Can anybody help?
sizing a capacitor for a BJT base drive circuit and need to know if the voltage value used is the voltage over the base resistor (Vdrv - Vbe) or just Vdrv, the voltage driving the current at the base.
Tempted to assume the former?
Thanks

 

Tempted to ask for a drawing so I can understand exactly what you are talking about.
(A speed-up capacitor is not an often used term.)

 

Speed up capacitor?
placed across (parallel) the base resistor (controls the static current) at the base of a BJT to improve the transient response of the BJT (acting as a switch obviously). Helps speed up the charge and discharge of the transistors base capacitance to improve its switching times and reduce energy loss.
Sized using C=Q/V where Q is the base capacitance (to the emitter) but not sure on the value of the voltage.
Any ideas?

 

Well yeah.
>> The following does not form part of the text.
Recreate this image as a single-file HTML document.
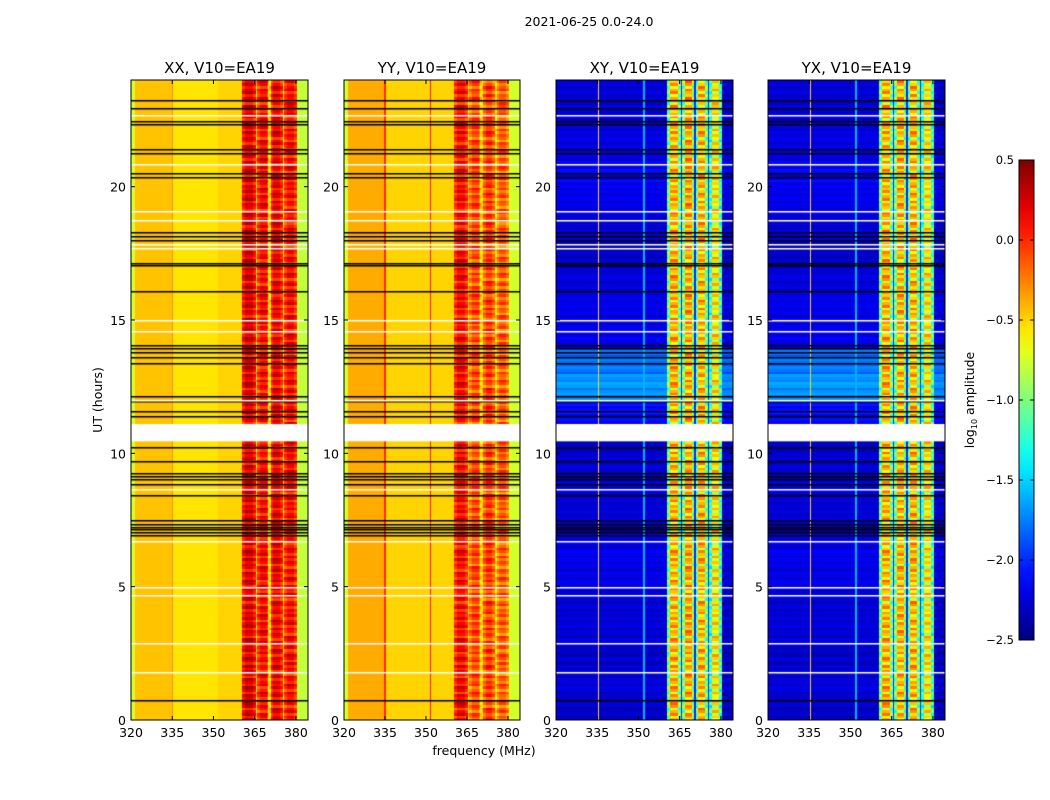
<!DOCTYPE html>
<html><head><meta charset="utf-8">
<style>
body{margin:0;background:#fff;font-family:"DejaVu Sans","Liberation Sans",sans-serif;}
#wrap{position:relative;width:1050px;height:800px;overflow:hidden;}
canvas{position:absolute;}
svg{position:absolute;left:0;top:0;}
</style></head><body>
<div id="wrap">
<canvas id="c0" width="177" height="640" style="left:131px;top:80px"></canvas>
<canvas id="c1" width="176" height="640" style="left:344px;top:80px"></canvas>
<canvas id="c2" width="177" height="640" style="left:556px;top:80px"></canvas>
<canvas id="c3" width="177" height="640" style="left:768px;top:80px"></canvas>
<svg id="ov" width="1050" height="800"></svg>
</div>
<script>
const titles=["XX, V10=EA19","YY, V10=EA19","XY, V10=EA19","YX, V10=EA19"];
const xTicks=[320,335,350,365,380];
const yTicks=[0,5,10,15,20];
const cbTicks=[0.5,0.0,-0.5,-1.0,-1.5,-2.0,-2.5];
// channel segments [startMHz,endMHz,log10 amp]
const segXX=[[320,321.5,-0.75],[321.5,335,-0.45],[335,335.5,-0.3],[335.5,352,-0.55],[352,360.7,-0.5],[360.7,365.3,0.2],[365.3,366,-0.4],[366,370.2,0.1],[370.2,371,-0.4],[371,375.5,0.15],[375.5,376.2,-0.4],[376.2,380.7,0.1],[380.7,384.4,-0.8]];
const segYY=[[320,321.5,-0.75],[321.5,335,-0.38],[335,335.5,0.0],[335.5,351.6,-0.5],[351.6,352.1,0.05],[352.1,360.7,-0.5],[360.7,365.3,0.1],[365.3,366,-0.35],[366,370.2,-0.1],[370.2,371,-0.4],[371,375.5,-0.05],[375.5,376.2,-0.4],[376.2,380.7,-0.15],[380.7,384.4,-0.75]];
const segXY=[[320,335.6,-2.3],[335.6,336.1,-0.5],[336.1,352.2,-2.3],[352.2,352.6,-1.6],[352.6,360.7,-2.3],[360.7,365.3,-0.45],[365.3,366,-2.0],[366,370.4,-0.4],[370.4,371,-2.0],[371,375.5,-0.45],[375.5,376.2,-2.0],[376.2,380.4,-0.6],[380.4,384.4,-2.35]];
const segYX=[[320,335.4,-2.3],[335.4,335.9,-0.5],[335.9,352,-2.3],[352,352.4,-1.6],[352.4,360.7,-2.3],[360.7,365.3,-0.45],[365.3,366,-2.0],[366,370.4,-0.45],[370.4,371,-2.0],[371,375.5,-0.45],[375.5,376.2,-2.0],[376.2,380.4,-0.6],[380.4,384.4,-2.35]];
const rowVar=[0.1,-0.2,0.25,0.05,-0.3,0.15,0.3,-0.1,0.0,0.2,-0.25,0.1,0.3,-0.15,0.05,0.2,-0.3,0.0,0.15,-0.1,0.25,-0.2,0.1,0.3,-0.05,-0.25,0.2,0.05,-0.1,0.15,0.3,-0.3,0.0,0.1,-0.2,0.25,0.05,-0.15,0.2,-0.05];
const hourBg=[0.0,0.05,0.0,0.05,0.05,0.1,0.1,0.05,0.05,0.05,0.0,0.2,0.6,0.5,0.1,0.1,0.05,0.0,0.05,0.1,0.15,0.1,0.05,0.05];
const blackRows=[23.25,22.95,22.45,22.35,21.4,21.25,20.5,20.35,18.3,18.15,18.0,17.15,17.05,16.1,14.05,13.95,13.8,13.6,13.4,12.15,11.95,11.6,11.4,10.25,9.7,9.25,9.15,9.05,8.85,8.45,7.5,7.35,7.25,7.15,7.05,6.95,0.75];
const whiteRows=[22.7,20.85,19.1,18.75,17.85,17.7,15.0,14.6,12.0,8.65,6.7,5.0,4.7,2.9,1.8];
const blockEdges=[360.7,365.3,366,370.4,371,375.5,376.2,380.5];
const gapStart=10.45, gapEnd=11.1;
const fMin=320,fMax=384.4,hMax=24;

function jet(v){let t=(v+2.5)/3;t=Math.max(0,Math.min(1,t));
 const f=x=>Math.max(0,Math.min(1,x));
 const r=f(1.5-Math.abs(4*t-3)),g=f(1.5-Math.abs(4*t-2)),b=f(1.5-Math.abs(4*t-1));
 return `rgb(${r*255|0},${g*255|0},${b*255|0})`;}
function segVal(seg,f){for(const s of seg)if(f>=s[0]&&f<s[1])return s[2];return seg[seg.length-1][2];}
function edgeDist(f){let d=99;blockEdges.forEach(e=>{d=Math.min(d,Math.abs(f-e));});return d;}
const segs=[segXX,segYY,segXY,segYX];
segs.forEach((seg,p)=>{
 const cv=document.getElementById('c'+p),ctx=cv.getContext('2d');
 const W=cv.width,H=cv.height;
 const xS=f=>(f-fMin)/(fMax-fMin)*W, yS=h=>H-h/hMax*H;
 const cross=p>=2;
 const nR=240,dh=hMax/nR;
 for(let r=0;r<nR;r++){
  const h=r*dh;
  for(let f=fMin;f<fMax;f+=0.5){
   const fc=f+0.25;
   let v=segVal(seg,fc);
   const inBand=fc>=360.7&&fc<380.5&&v>-1.5&&v>segVal(seg,340)+0.05;
   const blk=Math.floor((fc-360.7)/5);
   if(inBand){
     v+=rowVar[(r+blk*13)%rowVar.length]*(cross?1.0:0.7);
     if(cross&&edgeDist(fc)<0.8)v-=0.6;
     else if(!cross&&edgeDist(fc)<0.8)v-=0.15;
   }
   else if(cross&&v<-2)v+=hourBg[Math.floor(h)]+rowVar[r%rowVar.length]*0.25;
   ctx.fillStyle=jet(v);
   ctx.fillRect(Math.floor(xS(f)),Math.floor(yS(h+dh)),Math.ceil(xS(f+0.5)-xS(f))+1,Math.ceil(H/nR)+1);
  }
 }
 ctx.fillStyle='#000';
 blackRows.forEach(h=>ctx.fillRect(0,Math.round(yS(h)),W,1.5));
 ctx.fillStyle='#fff';
 whiteRows.forEach(h=>ctx.fillRect(0,Math.round(yS(h)),W,1.5));
 ctx.fillRect(0,yS(gapEnd),W,yS(gapStart)-yS(gapEnd));
});

const NS='http://www.w3.org/2000/svg',ov=document.getElementById('ov');
function el(tag,attrs,txt){const e=document.createElementNS(NS,tag);for(const k in attrs)e.setAttribute(k,attrs[k]);if(txt!==undefined)e.textContent=txt;ov.appendChild(e);return e;}
const panels=[[131,308],[344,520],[556,733],[768,945]];
const yTop=80,yBot=720;
panels.forEach((pp,i)=>{
 const [x0,x1]=pp;const xS=f=>x0+(f-fMin)/(fMax-fMin)*(x1-x0);const yS=h=>yBot-h/hMax*(yBot-yTop);
 const fr=el('rect',{x:x0,y:yTop,width:x1-x0,height:yBot-yTop,fill:'none',stroke:'#000','stroke-width':1});
 
 
 const t=el('text',{x:(x0+x1)/2,y:73,'text-anchor':'middle','font-size':15},titles[i]);
 
 
 xTicks.forEach(v=>{const x=xS(v);
  el('line',{x1:x,x2:x,y1:yBot,y2:yBot-4,stroke:'#000'});el('line',{x1:x,x2:x,y1:yTop,y2:yTop+4,stroke:'#000'});
  const l=el('text',{x:x,y:737,'text-anchor':'middle','font-size':12.5},String(v));
  
  });
 yTicks.forEach(v=>{const y=yS(v);
  el('line',{x1:x0,x2:x0+4,y1:y,y2:y,stroke:'#000'});el('line',{x1:x1,x2:x1-4,y1:y,y2:y,stroke:'#000'});
  const l=el('text',{x:x0-5,y:y+5,'text-anchor':'end','font-size':12.5},String(v));
  
  });
});
let e;
e=el('text',{x:589,y:26,'text-anchor':'middle','font-size':12.5},'2021-06-25 0.0-24.0');


e=el('text',{x:484,y:755,'text-anchor':'middle','font-size':12.5},'frequency (MHz)');


e=el('text',{x:0,y:0,'text-anchor':'middle','font-size':12.5,transform:'translate(102,400) rotate(-90)'},'UT (hours)');


const defs=el('defs',{});const lg=document.createElementNS(NS,'linearGradient');lg.setAttribute('id','jg');lg.setAttribute('x1','0');lg.setAttribute('y1','1');lg.setAttribute('x2','0');lg.setAttribute('y2','0');defs.appendChild(lg);
for(let i=0;i<=20;i++){const s=document.createElementNS(NS,'stop');s.setAttribute('offset',i/20);s.setAttribute('stop-color',jet(-2.5+3*i/20));lg.appendChild(s);}
e=el('rect',{x:1019,y:160,width:15,height:480,fill:'url(#jg)',stroke:'#000'});


const cbY=v=>640-(v+2.5)/3*480;
cbTicks.forEach(v=>{const y=cbY(v);
 el('line',{x1:1019,x2:1023,y1:y,y2:y,stroke:'#000'});el('line',{x1:1034,x2:1030,y1:y,y2:y,stroke:'#000'});
 const l=el('text',{x:1014,y:y+4,'text-anchor':'end','font-size':11.5},(v<0?'\u2212':'')+Math.abs(v).toFixed(1));
 
 });
e=el('text',{x:0,y:0,'text-anchor':'middle','font-size':12.5,transform:'translate(974,400) rotate(-90)'});
e.innerHTML='log<tspan font-size="8" dy="3">10</tspan><tspan dy="-3"> amplitude</tspan>';


</script>
</body></html>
There is something driving the base with a voltage and that voltage will be present across the resistor that is in series with the base. If you're doing 5 volt digital switching, then nearly 5 volts is going to hit the base resistor and therefore 5 volts minus a Vbe is going to hit the capacitor that is in parallel with it.

(Other capacitors that might be called "speed up" capacitors are used in operational amplifier circuits. IIRC it's called, "feed forward compensation", and again, it's about getting the semiconductors to switch faster.)